Джон оторвался от окна, подошел к Стефани и присел на край дивана. Она взяла его руку и нежно погладила.
— Джон, успокойся, не волнуйся.
— Сейчас, Стефани, я уже успокоился. Но тогда, поверь, это было ужасно.
— Верю, верю. Ведь что-то похожее было и со мной — я тебе рассказывала — помнишь? Об этой страшной реке, об иле и крокодилах, о старом отшельнике… Но видишь, я нашла в себе силы и ты нашел, значит, мы с тобой сильные люди.
— Да нет, Стефани, ты никогда не поймешь меня, ты не знаешь, что такое потерять себя и потерять всю семью.
— Мне очень жаль, — сказала Стефани, — что я заставила тебя вспомнить это.
— А я, — Джон тяжело вздохнул, — никогда об этом не забывал.
Чтобы как-то оборвать этот тяжелый разговор, Джон спросил:
— Стефани, а ты нашла ту бухту?
— Какую бухту?
— Ту, о которой ты мне рассказывала, ту, где никогда нет волн.
— Я не доехала до нее, и мне туда совершенно не хочется.
— Ты думаешь, Стефани, нам стоит вернуться?
— Я сейчас вообще ни о чем не могу думать, но знаю точно: возвращаться еще рано. Мне хочется уехать куда-нибудь где не будет вообще никого — только я и ты.
— Стефани, я думал о том же самом, но меня остановило только одно…
— Что же?
— Я подумал о том, кто нам будет готовить? Ведь ты совсем не умеешь, а то, что смогу приготовить я — ты есть не станешь.
Стефани улыбнулась.
— Думаю, мы все-таки не умрем с голоду. Сейчас нужно только лечь и успокоиться, забыть приключение.
— Я чувствую себя виноватым, — сказал Джон, — потому, что не поехал с тобой.
— Если хочешь искупить свою вину, — улыбнулась Стефани, — то сходи в бар и принеси мне холодного вина.
— Какого?
— Все равно.
— Тебе, Стефани, все равно, что пить?
— Нет, Джон, я не собираюсь пить, я просто приложу холодный стакан к своему разбитому лбу.
Джон улыбнулся.
— Хорошо, тогда я принесу и себе, но свое вино я все-таки выпью.
Он вышел из номера.
Стефани удобнее устроилась на диване. Она понимала, что если ляжет, то усталость не даст ей подняться вновь.
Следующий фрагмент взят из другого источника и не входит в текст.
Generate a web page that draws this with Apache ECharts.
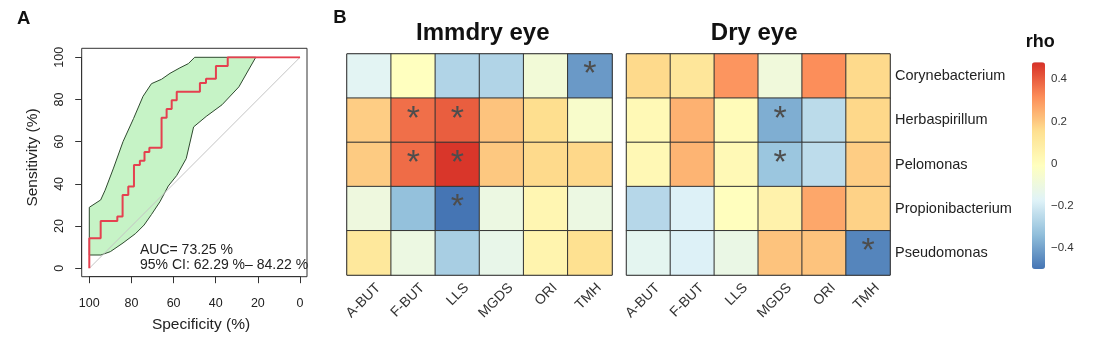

Зазвонил телефон. Она потянулась рукой к трубке и медленно поднесла ее к уху.
— Я вас слушаю.
— Это говорит доктор Годхайм.
— Слушаю вас, доктор, — растерянно произнесла Стефани, думая о том, что кто-то уже успел рассказать местному врачу о ее аварии, но абсолютно неожиданно услышала:
— Как чувствует себя мистер Кински?
— Мистер Кински? — задумалась Стефани. — По-моему, прекрасно.
— Так ему уже лучше?
— Да.
— Простите, но с кем я разговариваю?
— Это его жена.
— Миссис Кински, так ему уже лучше?
Стефани не стала исправлять ошибку доктора.